Wednesday, March 26, 2014

Kiddy Fit

I just want to throw on of those major kiddy fits we all use to throw when we were kids!!!

I don't want to look for another job that I will not get....I don't I don't I don't!!! I want to sit hear and fold my arms and stomp me feet so someone can send me to my room!!!

I am so tired of applying for jobs non stop!! To date I have applied to 225 positions in your name in area of work. I just want a job...something...anything...

The reason I want to stomp my feet is that I have to do 20+ hours of job searching weekly and log it just right and submit them to the welfare office by the 5th of each month and I hate to do them!! I hate going there, to be told by a 20 something year old that I need to redo them, that I need to come and sit in their computer lab to job search (when I am more than capable of doing that on my own in my own space) and that I need to be willing to take a minimum wage job.

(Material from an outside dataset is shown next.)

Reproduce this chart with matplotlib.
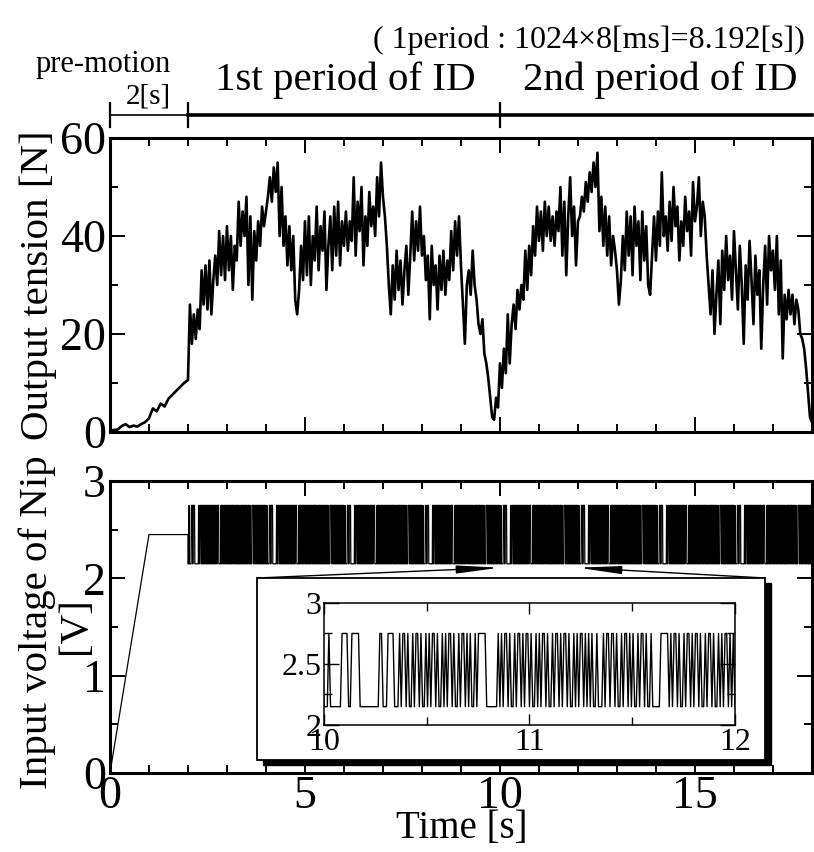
import matplotlib.pyplot as plt
import numpy as np
from matplotlib import transforms
from matplotlib.patches import Rectangle

plt.rcParams['font.family'] = ['Liberation Serif', 'DejaVu Serif']

# output tension, pre-motion part (0.1 s steps from 0 s)
pre_time = [0.0, 0.1, 0.2, 0.3, 0.4, 0.5, 0.6, 0.7, 0.8, 0.9, 1.0,
            1.1, 1.2, 1.3, 1.4, 1.5, 1.6, 1.7, 1.8, 1.9, 2.0]
pre_tension = [0.3, 0.4, 0.5, 1.2, 1.6, 1.0, 1.3, 1.1, 1.6, 2.0, 2.8,
               4.8, 4.2, 5.8, 5.2, 6.8, 7.6, 8.4, 9.2, 10.0, 10.6]

# output tension during identification, read every 0.05 s from 2.05 s to 18.00 s
id_start = 2.05
id_step = 0.05
id_tension = [
    26, 18, 24, 19, 25, 21, 33, 26, 34, 25, 35, 24, 31, 36, 30, 41, 32, 40, 31, 42,
    33, 40, 29, 38, 35, 47, 38, 45, 40, 48, 30, 44, 27, 41, 35, 43, 38, 46, 42, 45,
    48, 52, 47, 54, 49, 55, 40, 50, 38, 44, 34, 42, 33, 40, 27, 24, 29, 38, 31, 43,
    32, 44, 30, 40, 35, 46, 33, 42, 37, 45, 29, 38, 44, 33, 46, 36, 47, 34, 43, 38,
    45, 37, 43, 39, 52, 36, 47, 41, 50, 34, 44, 38, 49, 42, 46, 40, 52, 44, 55, 48,
    44, 38, 30, 24, 34, 27, 37, 29, 35, 26, 33, 38, 28, 36, 45, 35, 43, 37, 46, 36,
    40, 31, 36, 23, 38, 30, 34, 25, 36, 29, 37, 28, 35, 31, 41, 33, 43, 36, 44, 34,
    26, 18, 30, 33, 28, 37, 30, 27, 22, 20, 23, 16, 14, 11, 7, 3, 2.5, 7, 5, 14,
    9, 17, 12, 24, 14, 22, 26, 21, 29, 25, 30, 27, 37, 29, 38, 32, 42, 36, 46, 39,
    45, 37, 47, 40, 46, 39, 44, 38, 45, 41, 50, 36, 47, 32, 44, 52, 40, 46, 34, 43,
    44, 48, 45, 51, 47, 53, 49, 55, 50, 57, 41, 48, 38, 46, 36, 44, 34, 40, 37, 33,
    26, 31, 40, 33, 45, 36, 44, 32, 46, 38, 43, 31, 45, 35, 42, 30, 28, 36, 44, 35,
    45, 38, 53, 40, 44, 37, 47, 39, 50, 42, 46, 35, 43, 38, 48, 41, 45, 36, 51, 43,
    46, 52, 40, 47, 44, 36, 30, 24, 33, 20, 28, 35, 22, 37, 29, 40, 31, 36, 27, 41,
    33, 25, 38, 30, 18, 34, 27, 39, 31, 22, 36, 28, 33, 17, 30, 38, 26, 40, 33, 37,
    29, 40, 24, 35, 15, 28, 23, 29, 24, 28, 22, 27, 25, 20, 19, 17, 13, 8, 3, 2,
]

# input voltage: pre-motion ramp, then the binary identification signal (8 ms per bit)
volt_pre_time = [0.0, 1.0, 2.0]
volt_pre = [0.0, 2.45, 2.45]
volt_low = 2.15
volt_high = 2.75
bit_step = 0.008
id_end = 18.0
# bit pattern; it repeats through the identification span
prbs_bits = ("0001000000011110011111000000000000110001111000"
             "10110100101101001010110100101011010010110101001011"
             "1110000000"
             "1010110100101101011010010101101001011010110100101011010"
             "101001000101"
             "1011010010110101001011010010"
             "0000"
             "11111"
             "0101101001011010110100101101001010"
             "110101")

id_time = id_start + id_step * np.arange(len(id_tension))
tension_t = np.concatenate([pre_time, id_time])
tension = np.concatenate([pre_tension, id_tension])

n_bits = int(round((id_end - 2.0) / bit_step))
bits = np.resize(np.array([int(b) for b in prbs_bits]), n_bits)
prbs_t = 2.0 + bit_step * np.arange(n_bits)
prbs_v = np.where(bits == 1, volt_high, volt_low)
volt_t = np.concatenate([volt_pre_time, prbs_t])
volt = np.concatenate([volt_pre, prbs_v])

fig = plt.figure(figsize=(8.14, 8.52), dpi=100)
ax1 = fig.add_axes([0.1351, 0.493, 0.8624, 0.345])
ax2 = fig.add_axes([0.1351, 0.0927, 0.8624, 0.3427])

tick_size = 33
for ax in (ax1, ax2):
    for s in ax.spines.values():
        s.set_linewidth(2.2)
    ax.set_xlim(0, 18)
    ax.set_xticks([0, 5, 10, 15])
    ax.set_xticks(np.arange(0, 19, 1), minor=True)
    ax.tick_params(which='both', direction='in', top=True, right=True,
                   labelsize=tick_size, width=1.4)
    ax.tick_params(which='major', length=11, pad=3)
    ax.tick_params(which='minor', length=5.5)

ax1.plot(tension_t, tension, color='black', lw=1.9)
ax1.set_ylim(0, 60)
ax1.set_yticks([0, 20, 40, 60])
ax1.set_yticks(np.arange(0, 61, 10), minor=True)
ax1.tick_params(labelbottom=False)

ax2.plot(volt_t, volt, color='black', lw=0.9)
ax2.set_ylim(0, 3)
ax2.set_yticks([0, 1, 2, 3])
ax2.set_yticks(np.arange(0, 3.01, 0.5), minor=True)
ax2.tick_params(axis='x', pad=2)

fig.text(0.0467, 0.6655, 'Output tension [N]', rotation=90, ha='center', va='center', fontsize=29.5)
fig.text(0.0455, 0.27, 'Input voltage of Nip', rotation=90, ha='center', va='center', fontsize=29.5)
fig.text(0.093, 0.266, '[V]', rotation=90, ha='center', va='center', fontsize=29.5)
fig.text(0.5676, 0.017, 'Time [s]', ha='center', va='baseline', fontsize=28)

# period annotation above the top panel
blend = transforms.blended_transform_factory(ax1.transData, fig.transFigure)
bar_y = 0.865
ax1.plot([0, 2], [bar_y, bar_y], color='black', lw=1.2, transform=blend, clip_on=False)
ax1.plot([2, 18], [bar_y, bar_y], color='black', lw=2.6, transform=blend, clip_on=False)
for xt in (0, 2, 10):
    ax1.plot([xt, xt], [0.851, 0.879], color='black', lw=1.6, transform=blend, clip_on=False)
fig.text(0.989, 0.9437, '( 1period : 1024\u00d78[ms]=8.192[s])', ha='right', va='baseline', fontsize=23)
fig.text(0.1265, 0.9155, 'pre-motion', ha='center', va='baseline', fontsize=22)
fig.text(0.1818, 0.879, '2[s]', ha='center', va='baseline', fontsize=21)
fig.text(0.4238, 0.8944, '1st period of ID', ha='center', va='baseline', fontsize=29.5)
fig.text(0.8108, 0.8944, '2nd period of ID', ha='center', va='baseline', fontsize=29.5)

# inset frame with drop shadow
bx0, by0, bw, bh = 0.3157, 0.108, 0.6241, 0.2136
fig.patches.append(Rectangle((bx0 + 6 / 814, by0 - 5 / 852), bw, bh, transform=fig.transFigure,
                             facecolor='black', edgecolor='black', zorder=5))
fig.patches.append(Rectangle((bx0, by0), bw, bh, transform=fig.transFigure,
                             facecolor='white', edgecolor='black', lw=1.3, zorder=6))

# zoom pointers from the frame corners to the 10-12 s span
for xd, xf in ((10, bx0), (12, bx0 + bw)):
    ax2.annotate('', xy=(xd, 2.11), xycoords='data', xytext=(xf, by0 + bh),
                 textcoords='figure fraction',
                 arrowprops=dict(arrowstyle='-|>,head_length=1.3,head_width=0.12',
                                 color='black', lw=1.0, shrinkA=0, shrinkB=0,
                                 mutation_scale=20))

axi = fig.add_axes([0.398, 0.1491, 0.5049, 0.1432], zorder=7)
axi.plot(volt_t, volt, color='black', lw=1.0)
axi.set_xlim(10, 12)
axi.set_ylim(2, 3)
axi.set_xticks([10, 11, 12])
axi.set_xticks([10.5, 11.5], minor=True)
axi.set_yticks([2, 2.5, 3])
axi.set_yticklabels(['2', '2.5', '3'])
axi.set_yticks([2.25, 2.75], minor=True)
for s in axi.spines.values():
    s.set_linewidth(1.1)
axi.tick_params(which='both', direction='in', top=True, right=True, labelsize=23, width=1.0)
axi.tick_params(which='major', length=8, pad=2)
axi.tick_params(axis='y', which='major', length=11)
axi.tick_params(which='minor', length=6)

fig.savefig('out.png', dpi=100)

AHHHHH!!!! Stomp....Stomp....Over it!!! Can I be sent to my room??

Wednesday, March 19, 2014

Caterpillars

The past few days have been quite challenging to say the least! I have cried in public places, I have beat myself up mentally and have given up on the idea of Hope.

Then I went here....
 This is about a five minute drive from my house, and next to being near the ocean it is my favorite place (especially when it is green). During my walk there were caterpillars all over the place. I cheer them on and pray they have a chance to make it, a chance to become who God intended them to be.
Seeing them me think....am I a caterpillar? I am changing? Am I going through a Metamorphosis? But into what? I want so much to be a changed women, someone who shows happiness, someone who shows the love and power of Jesus....is that what is happening? But isn't that happening to all of us? We are all changing and evolving into something then we were. I know I don't want to be the same person a year from now.  

I keep trying to wrap my brain around the idea of why I have been out of work so long. The idea of changing keep coming to mind. There is some kind of work being done inside of me. Something that is going to bring me out of this season changed, reformed, made into something else.



Poor Klondike had to be told over and over again not to step, eat, pee on or sniff the caterpillars. (This is the look he gave me after the all of the reminders).....We all need a chance to grow and thrive and people just need to allow us and encourage us just like I do with the caterpillars
 


Sunday, March 16, 2014

Why I believe in God

Tyler has been going on and on about the Bill Nye the Science Guy and a Professor of Creation, and that Bill Nye kept shooting down all of the creationist ideas. He asked why I believe in God. He and I have had many conversations about religion in the past few years and he has never bought into the idea of religion.

This is what I told him, I told him about how in the deepest, darkest days what pulled me out, got me out of bed and kept me moving was the belief that there was something more then this, something more after this life.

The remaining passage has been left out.